Mark Ewbie (author) from UK on January 04, 2014:

Nice one charmin99 - a Land Rover would be fun too. You could rescue people in it. It is a hellish price to pay for just the occasional problems. I prefer the idea of time off and just watch the snow fall.

charmin99 on January 04, 2014:

Well after all the helpful comments I've decided to go buy some winter tyres if my snow straps don't work, (earlier post,) so let's see, hmm mm...... UK 320i M Sport, 17" rims... ahhhh yes, only one manufactures tyre available for the rear very wide fat ones in the UK, gosh and there only £328 each, mind that does Inc fitting... six choices for the front, only £291 each... so Only £1,238 for a weeks snow if it does snow in South England, £177 a day.. what a bargain... or of course there is option 2...

Hire of a 4x4 Land Rover 3.0 ltr for 7 days £824.0.... I make that a saving of £414.0 I'd actually be making a profit then if it snows.... let it snow let it snow let it snow.... !


Mark Ewbie (author) from UK on January 03, 2014:

It will be nice in the good weather I guess - cheers Marianne :)

Marianne Flannery on January 03, 2014:

Too Funny, Of course I am experiencing going from a Jeep to a BMW X3 and wow it totally sucks! Enjoyed your comicals. :)

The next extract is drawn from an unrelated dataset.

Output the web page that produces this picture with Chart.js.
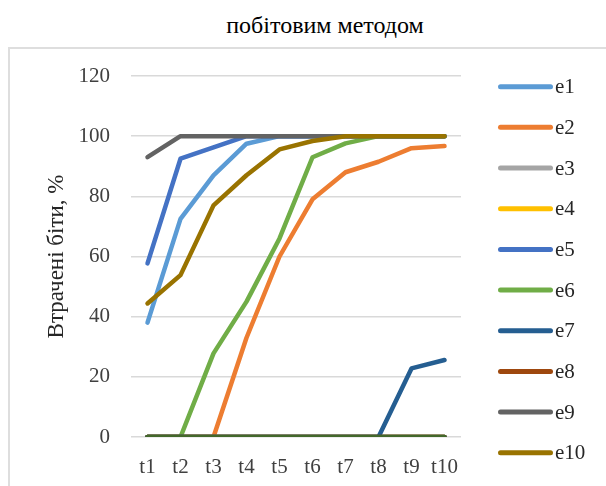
<!DOCTYPE html>
<html>
<head>
<meta charset="utf-8">
<script src="https://cdn.jsdelivr.net/npm/chart.js@4/dist/chart.umd.min.js"></script>
<style>
  html, body { margin: 0; padding: 0; background: #fff; }
  body { width: 606px; height: 486px; position: relative; overflow: hidden; }
  #heading {
    position: absolute; left: 0; top: 10px; width: 650px;
    text-align: center; font-family: "Liberation Serif", "DejaVu Serif", "Times New Roman", serif;
    font-size: 24px; line-height: 30px; color: #000;
  }
  #frame {
    position: absolute; left: 8px; top: 47px; width: 640px; height: 480px;
    border: 2px solid #dedede; box-sizing: border-box;
  }
  #chart { position: absolute; left: 9px; top: 48px; }
</style>
</head>
<body>
<div id="heading">побітовим методом</div>
<div id="frame"></div>
<canvas id="chart" width="597" height="440"></canvas>
<script>
// Time steps along the x axis
const categories = ['t1', 't2', 't3', 't4', 't5', 't6', 't7', 't8', 't9', 't10'];

// Share of lost bits, % (one array per series)
const e1  = [38, 72.5, 87, 97.5, 100, 100, 100, 100, 100, 100];
const e2  = [0, 0, 0, 33, 60, 79, 88, 91.5, 96, 96.7];
const e3  = [0, 0, 0, 0, 0, 0, 0, 0, 0, 0];
const e4  = [0, 0, 0, 0, 0, 0, 0, 0, 0, 0];
const e5  = [57.7, 92.5, 96.3, 100, 100, 100, 100, 100, 100, 100];
const e6  = [0, 0, 27.8, 45, 66, 93, 97.6, 100, 100, 100];
const e7  = [0, 0, 0, 0, 0, 0, 0, 0, 22.8, 25.6];
const e8  = [0, 0, 0, 0, 0, 0, 0, 0, 0, 0];
const e9  = [93, 100, 100, 100, 100, 100, 100, 100, 100, 100];
const e10 = [44.4, 53.8, 77, 87, 95.6, 98.4, 100, 100, 100, 100];
const e11 = [0, 0, 0, 0, 0, 0, 0, 0, 0, 0];
const e12 = [0, 0, 0, 0, 0, 0, 0, 0, 0, 0];

const seriesNames = ['e1', 'e2', 'e3', 'e4', 'e5', 'e6', 'e7', 'e8', 'e9', 'e10', 'e11', 'e12'];
const seriesValues = [e1, e2, e3, e4, e5, e6, e7, e8, e9, e10, e11, e12];
const seriesColors = ['#5B9BD5', '#ED7D31', '#A5A5A5', '#FFC000', '#4472C4', '#70AD47',
                      '#255E91', '#9E480E', '#636363', '#997300', '#264478', '#43682B'];

const yTicks = [0, 20, 40, 60, 80, 100, 120];

const SERIF = '"Liberation Serif", "DejaVu Serif", "Times New Roman", serif';

// Key on the right: a short stroke in the series colour followed by its name
const KEY = { x0: 491.5, x1: 541.5, textX: 546, top: 38.7, step: 40.67 };
const seriesKey = {
  id: 'seriesKey',
  afterDraw(chart) {
    const ctx = chart.ctx;
    ctx.save();
    chart.data.datasets.forEach((ds, i) => {
      const y = KEY.top + i * KEY.step;
      ctx.beginPath();
      ctx.strokeStyle = ds.borderColor;
      ctx.lineWidth = 5;
      ctx.lineCap = 'round';
      ctx.moveTo(KEY.x0, y);
      ctx.lineTo(KEY.x1, y);
      ctx.stroke();
      ctx.fillStyle = '#262626';
      ctx.font = '21px ' + SERIF;
      ctx.textBaseline = 'middle';
      ctx.textAlign = 'left';
      ctx.fillText(ds.label, KEY.textX, y + 1);
    });
    ctx.restore();
  }
};

const datasets = seriesNames.map((name, i) => ({
  label: name,
  data: seriesValues[i],
  borderColor: seriesColors[i],
  backgroundColor: seriesColors[i],
  borderWidth: 4.5,
  borderCapStyle: 'round',
  borderJoinStyle: 'round',
  pointRadius: 0,
  pointHoverRadius: 0,
  tension: 0,
  fill: false,
  order: -i
}));

new Chart(document.getElementById('chart'), {
  type: 'line',
  data: { labels: categories, datasets },
  plugins: [seriesKey],
  options: {
    responsive: false,
    animation: false,
    devicePixelRatio: 1,
    font: { family: SERIF },
    layout: { padding: { left: 0, top: 28, right: 145, bottom: 0 } },
    plugins: {
      legend: { display: false },
      tooltip: { enabled: false },
      title: { display: false }
    },
    scales: {
      x: {
        offset: true,
        grid: { display: false, drawTicks: false },
        border: { display: false },
        ticks: {
          color: '#404040',
          font: { family: SERIF, size: 21 },
          padding: 18,
          maxRotation: 0,
          autoSkip: false
        },
        afterFit(scale) { scale.height = 51; }
      },
      y: {
        min: 0,
        max: 120,
        afterBuildTicks(scale) { scale.ticks = yTicks.map(v => ({ value: v })); },
        grid: {
          color: '#d9d9d9',
          lineWidth: 1.5,
          drawTicks: true,
          tickLength: 13,
          tickColor: 'rgba(0,0,0,0)'
        },
        border: { display: false },
        ticks: {
          color: '#404040',
          font: { family: SERIF, size: 21 },
          padding: 8
        },
        title: {
          display: true,
          text: 'Втрачені біти, %',
          color: '#262626',
          font: { family: SERIF, size: 23 },
          padding: { top: 34, bottom: 0 }
        },
        afterFit(scale) { scale.width = 122; }
      }
    }
  }
});
</script>
</body>
</html>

Pkittock from Minnesota on December 14, 2013:

I live in Minnesota, commonly referred to as "Minnesnowta." For us, winter tires SHOULD be mandatory but most people don't put the money in to do it. (btw, if the additional cost for wheels is a concern you can get winters that will swap directly onto the OEM wheels- most people go with narrower winter tires because wide ones act like snowshoes and don't grip). I think what you need to do to run a RWD bimmer in an environment that rarely gets snow is put all-season tires on. As much as I hate them, if you aren't driving the car hard you don't need sticky summer rubber. The all seasons won't be quite as good in the summer, but won't be nearly as terrible in the snow and cold.

SmartPanther on December 04, 2013:

If you are planning on being caught short then bring a funnel, attach a tube.. I have found the perfect solution, just poke the tube out of the door and off you go.

I only recommend this idea for a number 1. If you plop in one of these then you're asking for trouble.. Trying to unblock a tube filled with poo and being stuck in the snow would be a ******* nightmare!

Mark Ewbie (author) from UK on November 22, 2013:

Thanks Earl. Next time I see a Beemer stuck on a slight incline, rear wheels spinning and other drivers giving it the finger - I'll know who to call.

Earl on November 22, 2013:

What a sad and shitty story. Driving Beemers is always fun, in every season! When you do not appreciate driving a drivers-car, well, don't buy a drivers-car! Go buy a boring Prius or Zafira! In Holland, nowadays it's quite common to buy winterwheels, also for fwd cars.